Retype the opening lines of the listing below, ending with the line that contains "etch_arc = [0, 1, 2, 3, 4, 5]", and leave out any pictures.

— START Information shown —

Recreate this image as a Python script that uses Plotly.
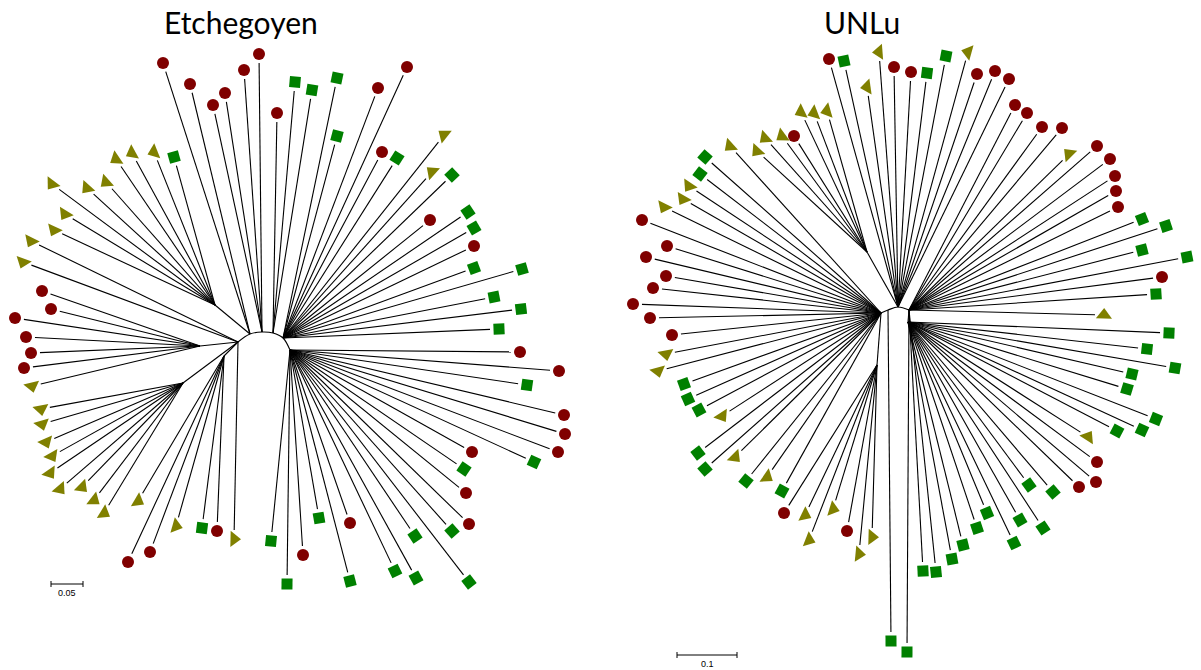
import math
import plotly.graph_objects as go

# ---- Etchegoyen tree (layout coordinates) ----
etch_node_x = [238, 250, 262, 273, 283, 290, 183, 224, 215, 200]
etch_node_y = [342, 334, 332, 333, 338, 350, 383, 356, 305, 346]
etch_node_parent = [-1, -1, -1, -1, -1, -1, 0, 0, 1, 0]
etch_arc = [0, 1, 2, 3, 4, 5]

etch_tip_x = [163, 190, 213, 225, 244, 259, 277, 295, 312, 337, 378, 407, 337, 382, 397,
              444, 432, 452, 468, 474, 430, 474, 474, 522, 494, 521, 499,
              520, 559, 527, 564, 565, 558, 534, 472, 464, 466, 469, 452, 415, 350,
              319, 303, 287, 350, 395, 416, 469, 271,
              234, 217, 202, 176, 150, 128, 138,
              104, 94, 82, 60, 50, 52, 46, 42, 41,
              32, 24, 31, 26, 15, 51, 42,
              23, 31, 54, 65, 52, 87, 106, 116, 132, 154, 174]
etch_tip_y = [63, 84, 105, 93, 70, 54, 113, 82, 90, 78, 88, 67, 136, 152, 158,
              135, 172, 175, 212, 228, 220, 246, 268, 269, 297, 309, 329,
              352, 371, 385, 415, 434, 452, 462, 452, 469, 493, 524, 531, 536, 523,
              518, 555, 584, 581, 571, 578, 582, 541,
              539, 531, 528, 526, 552, 562, 501,
              513, 500, 487, 489, 473, 456, 442, 424, 409,
              386, 368, 353, 337, 318, 309, 291,
              262, 241, 230, 214, 184, 188, 182, 159, 153, 152, 157]
etch_tip_group = ["c", "c", "c", "c", "c", "c", "c", "s", "s", "s", "c", "c", "s", "c", "s",
                  "t", "t", "s", "s", "s", "c", "c", "s", "s", "s", "s", "s",
                  "c", "c", "s", "c", "c", "c", "s", "c", "s", "c", "c", "s", "s", "c",
                  "s", "c", "s", "s", "s", "s", "s", "s",
                  "t", "c", "s", "t", "c", "c", "t",
                  "t", "t", "t", "t", "t", "t", "t", "t", "t",
                  "t", "c", "c", "c", "c", "c", "c",
                  "t", "t", "t", "t", "t", "t", "t", "t", "t", "t", "s"]
etch_tip_node = [1, 1, 2, 2, 2, 2, 3, 3, 3, 4, 4, 4, 4, 4, 4,
                 4, 4, 4, 4, 4, 4, 4, 4, 4, 4, 4, 4,
                 5, 5, 5, 5, 5, 5, 5, 5, 5, 5, 5, 5, 5, 5,
                 5, 5, 5, 5, 5, 5, 5, 5,
                 0, 7, 7, 7, 7, 7, 7,
                 6, 6, 6, 6, 6, 6, 6, 6, 6,
                 9, 9, 9, 9, 9, 9, 9,
                 0, 0, 8, 8, 8, 8, 8, 8, 8, 8, 8]

# ---- UNLu tree ----
unlu_node_x = [881, 898, 909, 888, 867, 877, 908]
unlu_node_y = [313, 307, 310, 310, 252, 365, 322]
unlu_node_parent = [-1, -1, -1, -1, 1, 0, 2]
unlu_arc = [0, 3, 1, 2]

unlu_tip_x = [829, 844, 879, 867, 894, 911, 927, 946, 968, 977, 995, 1009,
              1015, 1027, 1042, 1062, 1069, 1097, 1110, 1115, 1116, 1118, 1142, 1166, 1142,
              1187, 1162, 1156, 1104,
              1169, 1147, 1175, 1132, 1127, 1156, 1117, 1142, 1088, 1097, 1096, 1079, 1029,
              1053, 1020, 1043, 987, 977, 1014, 963, 952,
              936, 923, 907, 891,
              801, 814, 827, 794, 782, 765, 757,
              730, 705, 700, 689, 683, 664, 642, 667, 646, 666, 653, 633, 650, 672, 666,
              658, 684, 688, 699, 722, 698, 705, 735, 746, 767, 782,
              784, 805, 833, 809, 847, 872, 859]
unlu_tip_y = [59, 61, 52, 87, 67, 72, 73, 56, 52, 74, 71, 79,
              105, 113, 127, 128, 154, 146, 159, 176, 191, 207, 219, 226, 250,
              257, 277, 294, 315,
              333, 349, 368, 374, 389, 419, 431, 430, 437, 462, 482, 487, 485,
              492, 520, 528, 513, 528, 543, 545, 559,
              572, 571, 652, 641,
              112, 113, 111, 136, 136, 138, 151,
              146, 157, 174, 186, 199, 207, 220, 246, 257, 276, 288, 304, 318, 335, 354,
              371, 384, 399, 410, 416, 453, 469, 457, 481, 477, 491,
              513, 515, 509, 540, 531, 537, 554]
unlu_tip_group = ["c", "s", "t", "t", "c", "c", "s", "s", "t", "c", "c", "c",
                  "c", "c", "c", "c", "t", "c", "c", "c", "c", "c", "s", "s", "s",
                  "s", "c", "s", "t",
                  "s", "s", "s", "s", "s", "s", "s", "s", "t", "c", "c", "c", "s",
                  "s", "s", "s", "s", "s", "s", "s", "s",
                  "s", "s", "s", "s",
                  "t", "t", "t", "c", "t", "t", "t",
                  "t", "s", "s", "t", "t", "t", "c", "c", "c", "c", "c", "c", "c", "c", "t",
                  "t", "s", "s", "s", "t", "s", "s", "t", "s", "t", "s",
                  "c", "t", "t", "t", "c", "t", "t"]
unlu_tip_node = [1, 1, 1, 1, 1, 1, 1, 1, 1, 1, 1, 1,
                 2, 2, 2, 2, 2, 2, 2, 2, 2, 2, 2, 2, 2,
                 2, 2, 2, 2,
                 6, 6, 6, 6, 6, 6, 6, 6, 6, 6, 6, 6, 6,
                 6, 6, 6, 6, 6, 6, 6, 6,
                 2, 2, 2, 3,
                 4, 4, 4, 4, 4, 4, 4,
                 0, 0, 0, 0, 0, 0, 0, 0, 0, 0, 0, 0, 0, 0, 0,
                 0, 0, 0, 0, 0, 0, 0, 0, 0, 0, 0,
                 5, 5, 5, 5, 5, 5, 5]

group_symbol = {"c": "circle", "s": "square", "t": "triangle-up"}
group_color = {"c": "#800000", "s": "#008000", "t": "#808000"}
group_size = {"c": 12, "s": 11, "t": 14}

fig = go.Figure()


def add_tree(nx, ny, npar, arc, tx, ty, tg, tn):
    ex, ey = [], []
    # arc joining the central nodes
    fig.add_trace(go.Scatter(x=[nx[i] for i in arc], y=[ny[i] for i in arc], mode="lines",
                             line=dict(color="black", width=1.1, shape="spline"),
                             hoverinfo="skip", showlegend=False))
    for i, p in enumerate(npar):
        if p >= 0:
            ex += [nx[p], nx[i], None]
            ey += [ny[p], ny[i], None]
    angles = []
    for x, y, g, n in zip(tx, ty, tg, tn):
        dx, dy = x - nx[n], y - ny[n]
        d = math.hypot(dx, dy)
        gap = 9 if d > 20 else 0
        ex += [nx[n], x - dx / d * gap, None]
        ey += [ny[n], y - dy / d * gap, None]
        bearing = math.degrees(math.atan2(dx, -dy))
        angles.append(bearing - 90 if g == "t" else bearing)
    fig.add_trace(go.Scatter(x=ex, y=ey, mode="lines", line=dict(color="black", width=1.1),
                             hoverinfo="skip", showlegend=False))
    fig.add_trace(go.Scatter(
        x=tx, y=ty, mode="markers", showlegend=False,
        marker=dict(symbol=[group_symbol[g] for g in tg],
                    color=[group_color[g] for g in tg],
                    size=[group_size[g] for g in tg],
                    opacity=1, angle=angles, line=dict(width=0))))


add_tree(etch_node_x, etch_node_y, etch_node_parent, etch_arc,
         etch_tip_x, etch_tip_y, etch_tip_group, etch_tip_node)
add_tree(unlu_node_x, unlu_node_y, unlu_node_parent, unlu_arc,
         unlu_tip_x, unlu_tip_y, unlu_tip_group, unlu_tip_node)

# scale bars
scale_labels = ["0.05", "0.1"]
scale_x0 = [51, 677]
scale_x1 = [83, 737]
scale_y = [584, 655]
for lab, x0, x1, y in zip(scale_labels, scale_x0, scale_x1, scale_y):
    fig.add_trace(go.Scatter(x=[x0, x1, None, x0, x0, None, x1, x1],
                             y=[y, y, None, y - 3, y + 3, None, y - 3, y + 3],
                             mode="lines", line=dict(color="black", width=1),
                             hoverinfo="skip", showlegend=False))
    fig.add_annotation(x=(x0 + x1) / 2, y=y + 9, text=lab, showarrow=False,
                       font=dict(family="Liberation Sans", size=9, color="black"))

titles = ["Etchegoyen", "UNLu"]
title_x = [241, 862]
for t, x in zip(titles, title_x):
    fig.add_annotation(x=x, y=22, text=t, showarrow=False,
                       font=dict(family="Lato", size=30, color="black"))

fig.update_layout(
    width=1201, height=670,
    margin=dict(l=0, r=0, t=0, b=0),
    paper_bgcolor="white", plot_bgcolor="white",
    xaxis=dict(range=[0, 1201], visible=False, fixedrange=True),
    yaxis=dict(range=[670, 0], visible=False, fixedrange=True),
)

fig.write_html("out.html", config={"displayModeBar": False},
               post_script="document.body.style.margin='0';")
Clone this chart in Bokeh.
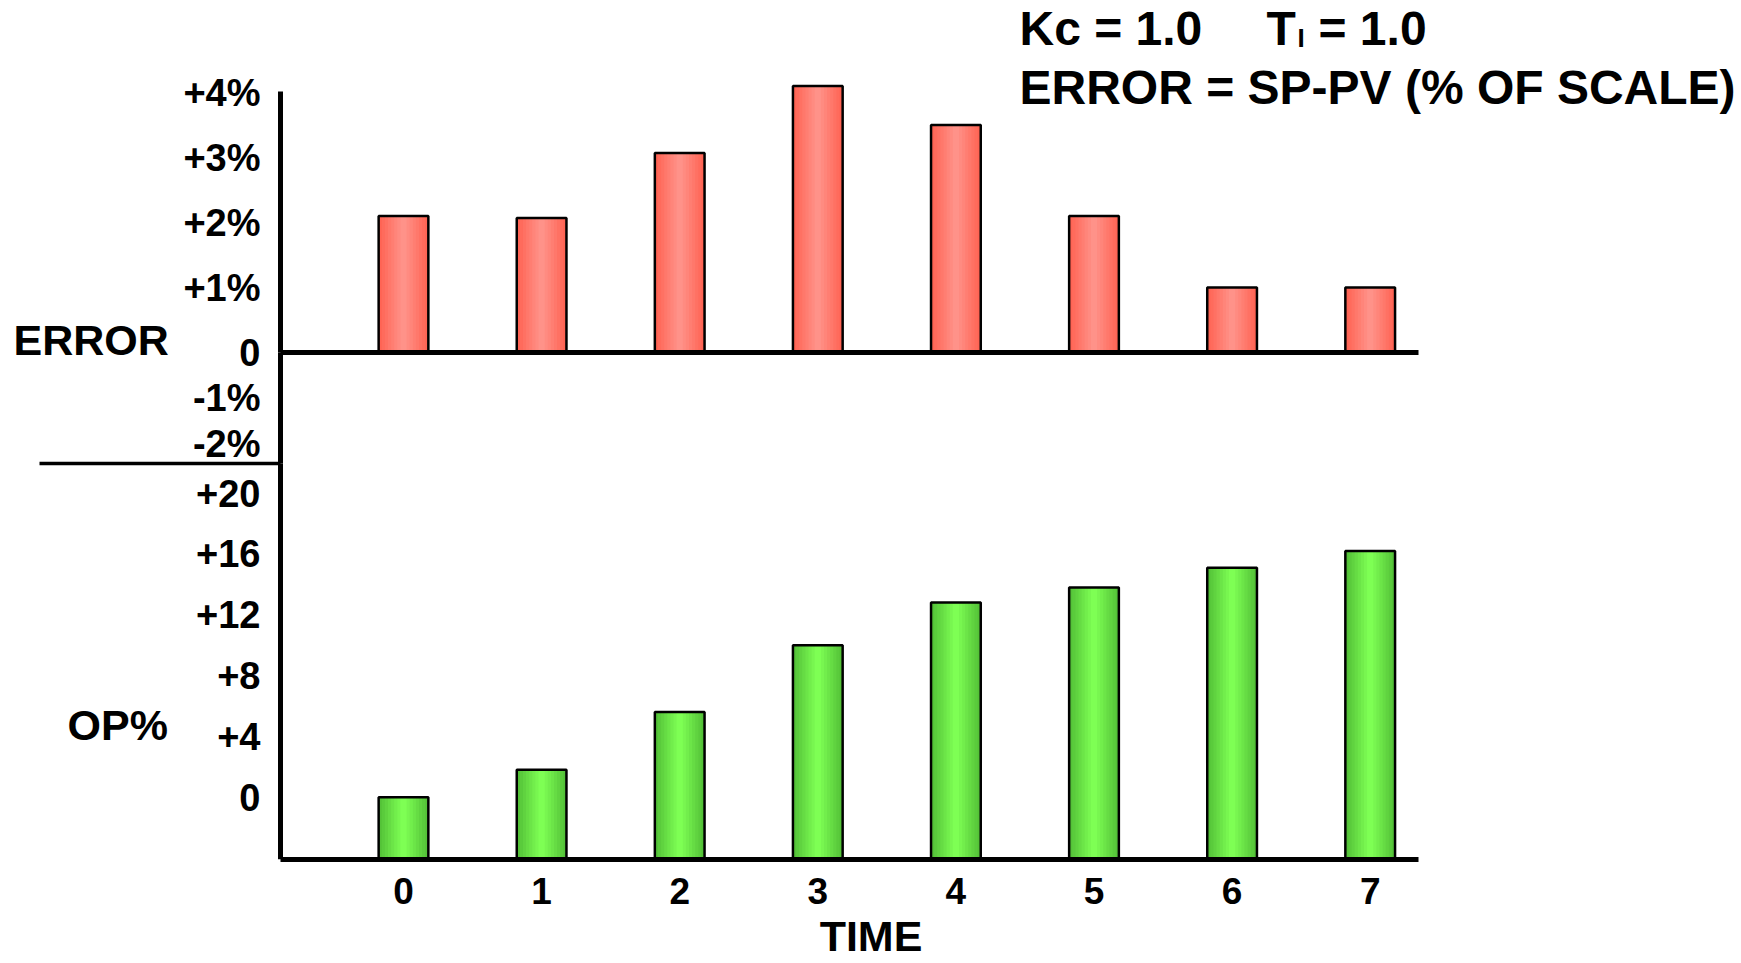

— END Information shown —

## Worked answer
Recreate this image as a Python script that uses Plotly.
import math
import plotly.graph_objects as go

# ---- Etchegoyen tree (layout coordinates) ----
etch_node_x = [238, 250, 262, 273, 283, 290, 183, 224, 215, 200]
etch_node_y = [342, 334, 332, 333, 338, 350, 383, 356, 305, 346]
etch_node_parent = [-1, -1, -1, -1, -1, -1, 0, 0, 1, 0]
etch_arc = [0, 1, 2, 3, 4, 5]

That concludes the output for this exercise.